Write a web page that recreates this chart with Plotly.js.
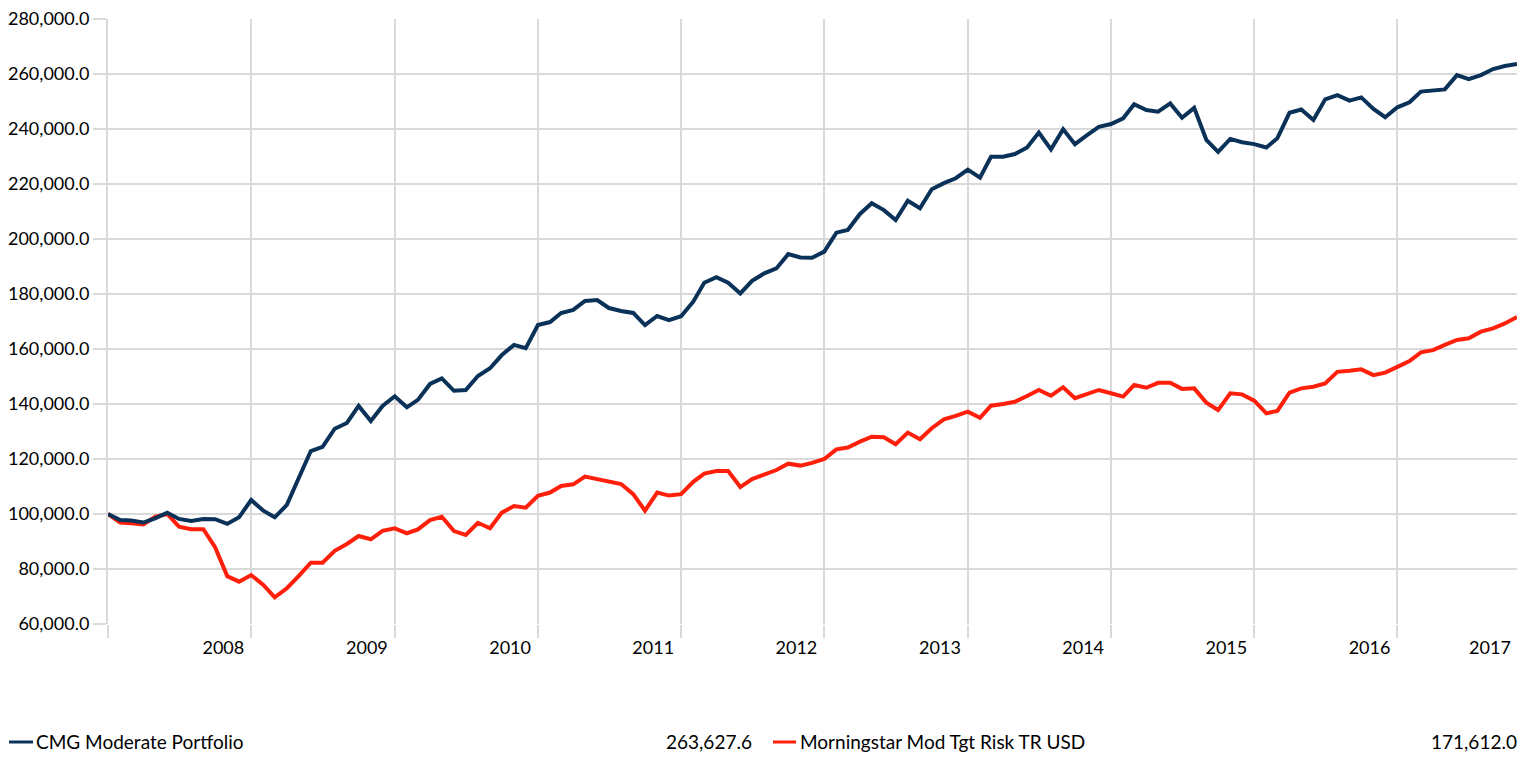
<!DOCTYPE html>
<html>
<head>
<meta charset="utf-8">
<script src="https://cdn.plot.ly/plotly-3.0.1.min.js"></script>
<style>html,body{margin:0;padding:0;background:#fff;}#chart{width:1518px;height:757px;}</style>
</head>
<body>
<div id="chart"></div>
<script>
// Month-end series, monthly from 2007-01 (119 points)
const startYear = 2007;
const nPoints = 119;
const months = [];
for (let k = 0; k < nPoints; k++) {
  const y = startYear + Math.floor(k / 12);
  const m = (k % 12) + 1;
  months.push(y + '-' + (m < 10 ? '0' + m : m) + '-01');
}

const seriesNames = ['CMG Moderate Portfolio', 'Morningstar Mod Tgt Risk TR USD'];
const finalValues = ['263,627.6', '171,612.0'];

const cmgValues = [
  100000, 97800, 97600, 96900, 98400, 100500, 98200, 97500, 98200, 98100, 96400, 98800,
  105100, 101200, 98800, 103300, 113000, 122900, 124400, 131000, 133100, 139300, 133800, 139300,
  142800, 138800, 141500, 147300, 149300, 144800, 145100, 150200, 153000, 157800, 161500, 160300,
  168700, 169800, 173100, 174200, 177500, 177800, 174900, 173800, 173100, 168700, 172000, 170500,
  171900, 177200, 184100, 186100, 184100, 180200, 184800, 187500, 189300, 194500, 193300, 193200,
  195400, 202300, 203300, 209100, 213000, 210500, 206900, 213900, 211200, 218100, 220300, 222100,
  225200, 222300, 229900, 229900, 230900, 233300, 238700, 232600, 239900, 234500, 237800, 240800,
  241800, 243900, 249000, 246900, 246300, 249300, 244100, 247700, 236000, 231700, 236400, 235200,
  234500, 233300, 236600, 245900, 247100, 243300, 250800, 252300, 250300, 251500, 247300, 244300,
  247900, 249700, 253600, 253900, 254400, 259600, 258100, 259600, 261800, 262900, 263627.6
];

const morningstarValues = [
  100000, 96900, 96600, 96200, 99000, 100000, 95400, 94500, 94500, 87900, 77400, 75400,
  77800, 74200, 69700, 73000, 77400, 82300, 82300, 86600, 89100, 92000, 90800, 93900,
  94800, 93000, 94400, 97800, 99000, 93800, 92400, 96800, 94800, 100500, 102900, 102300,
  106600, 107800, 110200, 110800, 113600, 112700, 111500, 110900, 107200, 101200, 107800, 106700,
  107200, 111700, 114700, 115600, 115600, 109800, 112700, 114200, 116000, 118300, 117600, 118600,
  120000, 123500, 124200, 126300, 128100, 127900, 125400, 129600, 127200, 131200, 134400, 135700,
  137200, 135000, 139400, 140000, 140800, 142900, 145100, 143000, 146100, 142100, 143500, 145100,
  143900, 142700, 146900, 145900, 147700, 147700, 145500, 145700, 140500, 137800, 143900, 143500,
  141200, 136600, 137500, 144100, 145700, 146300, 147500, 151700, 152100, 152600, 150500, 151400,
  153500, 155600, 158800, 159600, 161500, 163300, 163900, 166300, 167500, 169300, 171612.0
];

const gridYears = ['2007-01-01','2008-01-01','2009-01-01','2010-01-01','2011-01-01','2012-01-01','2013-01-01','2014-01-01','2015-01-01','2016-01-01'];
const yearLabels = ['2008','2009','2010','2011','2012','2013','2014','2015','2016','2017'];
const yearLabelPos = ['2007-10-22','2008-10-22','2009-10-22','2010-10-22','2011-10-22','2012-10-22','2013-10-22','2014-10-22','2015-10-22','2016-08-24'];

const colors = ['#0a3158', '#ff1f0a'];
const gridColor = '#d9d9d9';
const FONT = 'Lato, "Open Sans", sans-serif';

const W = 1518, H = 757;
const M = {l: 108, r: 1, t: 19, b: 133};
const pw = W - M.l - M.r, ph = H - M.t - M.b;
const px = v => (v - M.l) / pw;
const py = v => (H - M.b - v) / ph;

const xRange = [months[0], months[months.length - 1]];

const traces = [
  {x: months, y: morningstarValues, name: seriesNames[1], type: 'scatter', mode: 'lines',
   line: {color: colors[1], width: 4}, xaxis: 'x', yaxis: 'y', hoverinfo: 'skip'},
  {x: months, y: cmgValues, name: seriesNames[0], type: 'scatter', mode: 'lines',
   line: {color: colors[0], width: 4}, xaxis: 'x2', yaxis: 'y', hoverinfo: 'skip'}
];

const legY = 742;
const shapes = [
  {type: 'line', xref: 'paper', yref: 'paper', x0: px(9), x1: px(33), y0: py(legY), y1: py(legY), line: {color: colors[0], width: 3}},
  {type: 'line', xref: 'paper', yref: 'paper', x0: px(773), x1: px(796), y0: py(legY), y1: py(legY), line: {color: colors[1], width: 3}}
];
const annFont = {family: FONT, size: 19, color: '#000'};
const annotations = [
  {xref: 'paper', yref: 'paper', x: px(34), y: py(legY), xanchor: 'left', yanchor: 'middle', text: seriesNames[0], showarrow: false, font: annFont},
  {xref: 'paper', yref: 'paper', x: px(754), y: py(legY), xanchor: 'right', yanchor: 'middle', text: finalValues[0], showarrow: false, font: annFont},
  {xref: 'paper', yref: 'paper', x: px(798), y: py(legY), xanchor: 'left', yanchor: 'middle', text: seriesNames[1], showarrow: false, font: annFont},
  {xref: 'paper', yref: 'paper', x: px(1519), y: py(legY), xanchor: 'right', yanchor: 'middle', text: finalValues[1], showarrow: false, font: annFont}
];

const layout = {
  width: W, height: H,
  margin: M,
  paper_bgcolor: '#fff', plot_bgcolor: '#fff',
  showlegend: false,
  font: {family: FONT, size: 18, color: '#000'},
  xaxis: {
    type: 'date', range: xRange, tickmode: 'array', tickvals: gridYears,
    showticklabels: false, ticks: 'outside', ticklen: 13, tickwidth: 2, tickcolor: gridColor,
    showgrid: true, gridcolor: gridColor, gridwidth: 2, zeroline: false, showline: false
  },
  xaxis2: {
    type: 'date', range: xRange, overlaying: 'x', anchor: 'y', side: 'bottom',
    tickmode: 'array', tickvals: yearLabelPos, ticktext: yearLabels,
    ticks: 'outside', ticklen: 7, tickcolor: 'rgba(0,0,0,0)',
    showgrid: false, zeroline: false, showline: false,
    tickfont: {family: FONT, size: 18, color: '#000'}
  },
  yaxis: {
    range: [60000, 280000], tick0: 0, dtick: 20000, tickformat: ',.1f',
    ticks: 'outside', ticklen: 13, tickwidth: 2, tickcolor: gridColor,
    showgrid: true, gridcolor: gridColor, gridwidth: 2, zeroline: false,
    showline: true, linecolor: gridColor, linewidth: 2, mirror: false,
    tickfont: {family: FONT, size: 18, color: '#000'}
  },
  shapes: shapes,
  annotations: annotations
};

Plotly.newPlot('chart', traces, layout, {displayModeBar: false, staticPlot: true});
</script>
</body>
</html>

◆ ◆ ◆ ◆

= WRITTEN EXERCISE =
Return, unchanged, the lines from the first line of the material through the line that holds "const finalValues = ['263,627.6', '171,612.0'];", inclusive, omitting pictures.

= WRITTEN ANSWER =
Write a web page that recreates this chart with Plotly.js.
<!DOCTYPE html>
<html>
<head>
<meta charset="utf-8">
<script src="https://cdn.plot.ly/plotly-3.0.1.min.js"></script>
<style>html,body{margin:0;padding:0;background:#fff;}#chart{width:1518px;height:757px;}</style>
</head>
<body>
<div id="chart"></div>
<script>
// Month-end series, monthly from 2007-01 (119 points)
const startYear = 2007;
const nPoints = 119;
const months = [];
for (let k = 0; k < nPoints; k++) {
  const y = startYear + Math.floor(k / 12);
  const m = (k % 12) + 1;
  months.push(y + '-' + (m < 10 ? '0' + m : m) + '-01');
}

const seriesNames = ['CMG Moderate Portfolio', 'Morningstar Mod Tgt Risk TR USD'];
const finalValues = ['263,627.6', '171,612.0'];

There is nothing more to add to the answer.